The second advantageof sticking to the truth is that if they don’t laugh, I can always fall back on, “I’m not trying to be funny; I’m just telling you what happened.”
Adopting the “put upon” persona I’ve been promoting for a lifetime, both onstage and off, I proceed to tell an extended story about how, though, I am not accustomed to cooking,
I came from a generation that never thought we would have to. We were wrong.
When Dr. M calls at the end of the day from work saying she’s coming home, it occasionally falls to me to prepare dinner.
Which I semi-graciously do, fixing the only thing I know how to cook – broiled chicken,
It’s easy. As long as you remember to turn on the broiler. I forgot to do that once. Dr. M came home, and it was, like,
(LOOKING DOWN AT CHICKEN ON THE BROILER PAN) “It’s raw.”
No problem there. The directions are on the side of the box.
and, for a vegetable – broccoli.
Which involves boiling water and steaming, but I don’t remember for how long. Broccoli doesn’t come with directions.
The problem arises when,
Just as Dr. M is about to leave, (her boss) saunters into her office, plunks himself down on one of her chairs and says,
“(first name of Dr. M)…I’d like to run something by you. “
He then proceeds to tell her about a problem he has already talked to her about…five thousand times. But he behaves as if he has never spoken to her about the problem before. What’s the problem?
(WITH INTENSIFYING CRAZINESS) “We’re running out of money. Where’re we gonna get the money? We gotta to find the money! We need to make some money! How’re we gonna get the money-money-money-money-money-money-money-money-money-money-money-money-money!!!
By the time Dr. M finally comes home – two hours late –
....the chicken is all dried out, the rice pilaf is a brick, and the broccoli is all… (gesture, indicating wilted)…it’s like seaweed.

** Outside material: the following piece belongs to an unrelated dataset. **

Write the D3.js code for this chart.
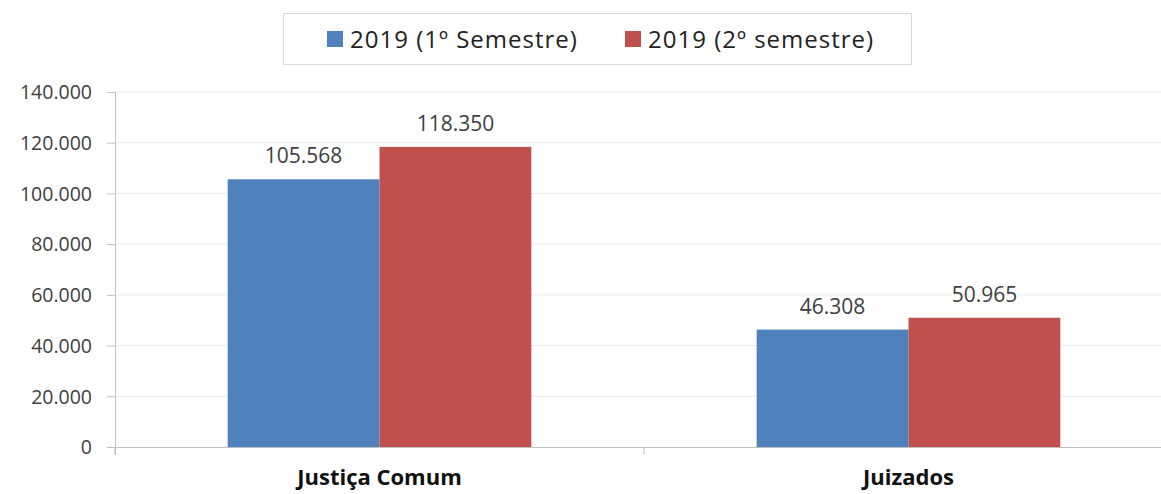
<!DOCTYPE html>
<html>
<head>
<meta charset="utf-8">
<script src="https://cdn.jsdelivr.net/npm/d3@7"></script>
<style>
    body { margin: 0; background: #fff; }
    text { font-family: "Open Sans", "Liberation Sans", sans-serif; fill: #333; }
</style>
</head>
<body>
<div id="chart"></div>
<script>
// chart data
var categories = ["Justiça Comum", "Juizados"];
var seriesNames = ["2019 (1º Semestre)", "2019 (2º semestre)"];
var sem1 = [105568, 46308];
var sem2 = [118350, 50965];
var yTicks = [0, 20000, 40000, 60000, 80000, 100000, 120000, 140000];

var colors = ["#4f81bd", "#c0504d"];

var width = 1161, height = 494;
var margin = {top: 92, right: -12, bottom: 47, left: 115};

var locale = d3.formatLocale({decimal: ",", thousands: ".", grouping: [3], currency: ["R$", ""]});
var fmt = locale.format(",d");

var svg = d3.select("#chart").append("svg")
    .attr("width", width)
    .attr("height", height);

var plotW = width - margin.left - margin.right;
var plotH = height - margin.top - margin.bottom;

var g = svg.append("g")
    .attr("transform", "translate(" + margin.left + "," + margin.top + ")");

var x0 = d3.scaleBand()
    .domain(categories)
    .range([0, plotW])
    .paddingInner(0.426)
    .paddingOuter(0.213);

var x1 = d3.scaleBand()
    .domain([0, 1])
    .range([0, x0.bandwidth()]);

var y = d3.scaleLinear()
    .domain([0, 140000])
    .range([plotH, 0]);

// gridlines
g.selectAll(".grid")
    .data(yTicks.slice(1))
    .enter().append("line")
    .attr("class", "grid")
    .attr("x1", 0)
    .attr("x2", plotW)
    .attr("y1", function(d) { return y(d); })
    .attr("y2", function(d) { return y(d); })
    .attr("stroke", "#ececec")
    .attr("stroke-width", 1);

// y axis
var yAxis = g.append("g")
    .call(d3.axisLeft(y).tickValues(yTicks).tickFormat(fmt).tickSize(8).tickPadding(15));
yAxis.select(".domain").attr("stroke", "#bfbfbf").attr("d", "M0.5," + (plotH + 8) + "V0.5");
yAxis.selectAll(".tick line").attr("stroke", "#bfbfbf");
yAxis.selectAll(".tick text")
    .style("font-size", "19.5px")
    .style("fill", "#404040")
    .attr("dy", "0.35em");

// x axis line and category boundary ticks
g.append("line")
    .attr("x1", 0).attr("x2", plotW)
    .attr("y1", plotH + 0.5).attr("y2", plotH + 0.5)
    .attr("stroke", "#bfbfbf");

var step = plotW / categories.length;
g.selectAll(".xtick")
    .data(d3.range(categories.length + 1))
    .enter().append("line")
    .attr("x1", function(i) { return i * step; })
    .attr("x2", function(i) { return i * step; })
    .attr("y1", plotH)
    .attr("y2", plotH + 8)
    .attr("stroke", "#bfbfbf");

// bars
var rows = categories.map(function(c, i) { return {cat: c, vals: [sem1[i], sem2[i]]}; });

var groups = g.selectAll(".group")
    .data(rows)
    .enter().append("g")
    .attr("transform", function(d) { return "translate(" + x0(d.cat) + ",0)"; });

groups.selectAll("rect")
    .data(function(d) { return d.vals; })
    .enter().append("rect")
    .attr("x", function(d, i) { return x1(i); })
    .attr("y", function(d) { return y(d); })
    .attr("width", x1.bandwidth())
    .attr("height", function(d) { return plotH - y(d); })
    .attr("fill", function(d, i) { return colors[i]; });

groups.selectAll(".val")
    .data(function(d) { return d.vals; })
    .enter().append("text")
    .attr("class", "val")
    .attr("x", function(d, i) { return x1(i) + x1.bandwidth() / 2; })
    .attr("y", function(d) { return y(d) - 16; })
    .attr("text-anchor", "middle")
    .style("font-size", "21px")
    .style("fill", "#404040")
    .text(function(d) { return fmt(d); });

// category labels
g.selectAll(".cat")
    .data(categories)
    .enter().append("text")
    .attr("x", function(d) { return x0(d) + x0.bandwidth() / 2; })
    .attr("y", plotH + 38)
    .attr("text-anchor", "middle")
    .style("font-size", "22px")
    .style("font-weight", "bold")
    .style("fill", "#111")
    .text(function(d) { return d; });

// legend
var legend = svg.append("g");
legend.append("rect")
    .attr("x", 283.5).attr("y", 13.5)
    .attr("width", 628).attr("height", 51)
    .attr("fill", "#fff")
    .attr("stroke", "#d9d9d9");

var legendX = [327, 625];
var items = legend.selectAll(".item")
    .data(seriesNames)
    .enter().append("g")
    .attr("transform", function(d, i) { return "translate(" + legendX[i] + ",31)"; });

items.append("rect")
    .attr("width", 16).attr("height", 16)
    .attr("fill", function(d, i) { return colors[i]; });

items.append("text")
    .attr("x", 23)
    .attr("y", 17)
    .style("font-size", "24px")
    .style("letter-spacing", "1px")
    .style("fill", "#222")
    .text(function(d) { return d; });
</script>
</body>
</html>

That is the nature of (Dr. M’s boss) and my “indirect” relationship. I’m collateral damage. Keeping her there listening to his obsessing, turns my gourmet dinner into chicken jerky…and two totally inedible side dishes.
Those are the highlights of my speech. I worked on it every day, sharpening, refining, doing everything I could think of to continually make it better. All the time insisting that I wanted to do it. Dr. M replied that if I didn’t, that was okay. She would write her own speech and deliver it herself.
Over the next couple of weeks, I asked Dr. M how her speech was coming. She told me she’d been too busy attending to the myriad details of the event to get to it. Her behavior gave me the feeling that she would never write that speech, and I’d be pressed into service, whether I wanted to be or not. So I continued working on mine.
Then, three days before the fundraiser, Dr. M e-mailed me a draft of a speech she had written, asking me if I would take a look at it.
Dr. M’s speech was very good. And more importantly, it was vastly more suitable than the speech I had written. If you go back, you will notice one prominent element in my speech’s construction.
It is not about the Institute. It is not about the fundraiser. It’s not, except tangentially, about that night’s honoree.
The speech was almost entirely about me.
I called Dr. M and told her I really liked her speech. I then went to work, doing what I do best.
I helped make her speech better.
That evening, I sat proudly as Dr. M stood at the podium. Her speech, which we had practiced together at home, was solid, appropriate and successful.
I was certain the right decision had been made. Though it did not stop me from quietly mouthing portions of my speech to myself throughout the evening.